### [PROVIDED MATERIAL]
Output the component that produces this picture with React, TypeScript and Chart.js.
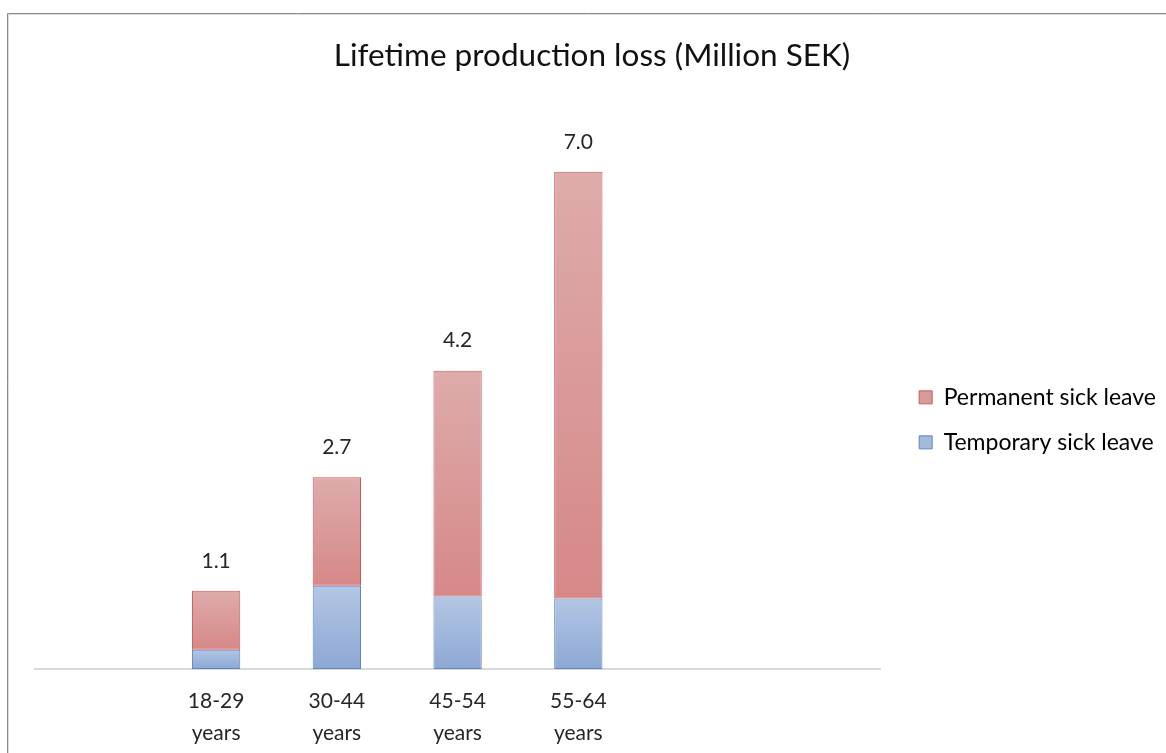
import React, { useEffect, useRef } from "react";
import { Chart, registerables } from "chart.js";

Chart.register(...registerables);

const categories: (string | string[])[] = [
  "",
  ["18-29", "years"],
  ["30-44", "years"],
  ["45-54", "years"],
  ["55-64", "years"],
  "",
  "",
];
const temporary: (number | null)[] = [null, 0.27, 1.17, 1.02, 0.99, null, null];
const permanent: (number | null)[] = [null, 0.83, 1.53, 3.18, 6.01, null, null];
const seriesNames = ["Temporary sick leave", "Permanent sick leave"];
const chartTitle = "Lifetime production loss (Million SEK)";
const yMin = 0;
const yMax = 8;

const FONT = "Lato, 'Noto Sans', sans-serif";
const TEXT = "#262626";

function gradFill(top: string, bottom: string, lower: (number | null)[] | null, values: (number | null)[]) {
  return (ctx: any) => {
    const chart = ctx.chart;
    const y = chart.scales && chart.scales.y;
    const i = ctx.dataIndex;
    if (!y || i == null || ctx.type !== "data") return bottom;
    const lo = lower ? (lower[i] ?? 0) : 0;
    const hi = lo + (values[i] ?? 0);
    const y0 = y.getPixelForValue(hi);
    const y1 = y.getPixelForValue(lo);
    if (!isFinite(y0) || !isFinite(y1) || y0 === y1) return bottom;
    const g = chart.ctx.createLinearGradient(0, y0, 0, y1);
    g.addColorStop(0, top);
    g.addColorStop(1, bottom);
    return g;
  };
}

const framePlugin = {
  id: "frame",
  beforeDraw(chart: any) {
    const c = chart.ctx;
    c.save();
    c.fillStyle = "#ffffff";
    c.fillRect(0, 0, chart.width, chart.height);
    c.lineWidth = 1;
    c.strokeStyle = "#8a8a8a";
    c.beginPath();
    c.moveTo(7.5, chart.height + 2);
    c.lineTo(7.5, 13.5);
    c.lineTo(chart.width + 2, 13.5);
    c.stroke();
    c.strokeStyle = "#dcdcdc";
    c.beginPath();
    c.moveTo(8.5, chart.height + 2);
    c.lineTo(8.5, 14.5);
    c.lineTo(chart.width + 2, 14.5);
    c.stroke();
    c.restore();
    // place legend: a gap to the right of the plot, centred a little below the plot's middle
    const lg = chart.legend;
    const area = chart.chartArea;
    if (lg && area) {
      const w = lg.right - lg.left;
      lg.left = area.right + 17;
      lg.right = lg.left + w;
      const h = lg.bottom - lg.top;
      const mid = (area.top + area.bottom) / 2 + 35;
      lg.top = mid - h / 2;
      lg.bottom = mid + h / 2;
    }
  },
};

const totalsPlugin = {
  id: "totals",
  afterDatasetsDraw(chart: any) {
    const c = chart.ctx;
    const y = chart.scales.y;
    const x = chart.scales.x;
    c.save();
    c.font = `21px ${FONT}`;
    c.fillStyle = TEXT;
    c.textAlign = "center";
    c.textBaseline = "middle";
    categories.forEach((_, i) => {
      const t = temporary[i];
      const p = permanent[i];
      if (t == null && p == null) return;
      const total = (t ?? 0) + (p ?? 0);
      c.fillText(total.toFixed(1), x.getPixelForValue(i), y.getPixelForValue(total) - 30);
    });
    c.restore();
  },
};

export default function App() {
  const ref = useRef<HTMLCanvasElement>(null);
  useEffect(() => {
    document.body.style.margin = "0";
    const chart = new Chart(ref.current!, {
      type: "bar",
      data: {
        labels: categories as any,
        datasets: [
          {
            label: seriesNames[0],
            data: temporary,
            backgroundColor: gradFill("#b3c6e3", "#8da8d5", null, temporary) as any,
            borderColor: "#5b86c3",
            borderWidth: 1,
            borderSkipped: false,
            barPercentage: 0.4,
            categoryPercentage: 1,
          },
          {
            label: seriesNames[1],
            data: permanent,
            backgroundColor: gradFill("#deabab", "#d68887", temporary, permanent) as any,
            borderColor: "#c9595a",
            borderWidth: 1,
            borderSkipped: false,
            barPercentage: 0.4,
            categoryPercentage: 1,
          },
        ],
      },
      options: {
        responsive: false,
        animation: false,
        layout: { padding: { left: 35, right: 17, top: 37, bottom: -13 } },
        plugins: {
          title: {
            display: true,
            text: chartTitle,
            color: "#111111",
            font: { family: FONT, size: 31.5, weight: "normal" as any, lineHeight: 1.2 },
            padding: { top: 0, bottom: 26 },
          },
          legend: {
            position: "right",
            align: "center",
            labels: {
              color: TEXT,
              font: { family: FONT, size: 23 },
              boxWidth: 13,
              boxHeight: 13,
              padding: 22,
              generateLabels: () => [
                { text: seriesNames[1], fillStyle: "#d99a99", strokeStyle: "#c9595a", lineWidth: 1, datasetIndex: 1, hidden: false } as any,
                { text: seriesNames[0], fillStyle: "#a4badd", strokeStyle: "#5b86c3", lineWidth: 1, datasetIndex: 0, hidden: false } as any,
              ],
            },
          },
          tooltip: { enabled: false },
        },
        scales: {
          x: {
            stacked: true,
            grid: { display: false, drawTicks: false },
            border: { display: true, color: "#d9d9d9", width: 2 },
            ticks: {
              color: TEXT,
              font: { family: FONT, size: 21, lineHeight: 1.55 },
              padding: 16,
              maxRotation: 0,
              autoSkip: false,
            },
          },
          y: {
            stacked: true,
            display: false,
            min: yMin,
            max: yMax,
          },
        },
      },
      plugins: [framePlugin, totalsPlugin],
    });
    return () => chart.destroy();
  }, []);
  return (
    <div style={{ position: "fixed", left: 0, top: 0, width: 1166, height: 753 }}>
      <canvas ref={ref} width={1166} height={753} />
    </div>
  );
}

### [GOAL]
Copy out each line of the material that holds the word "React".

### [CORRECT RESULT]
Output the component that produces this picture with React, TypeScript and Chart.js.
import React, { useEffect, useRef } from "react";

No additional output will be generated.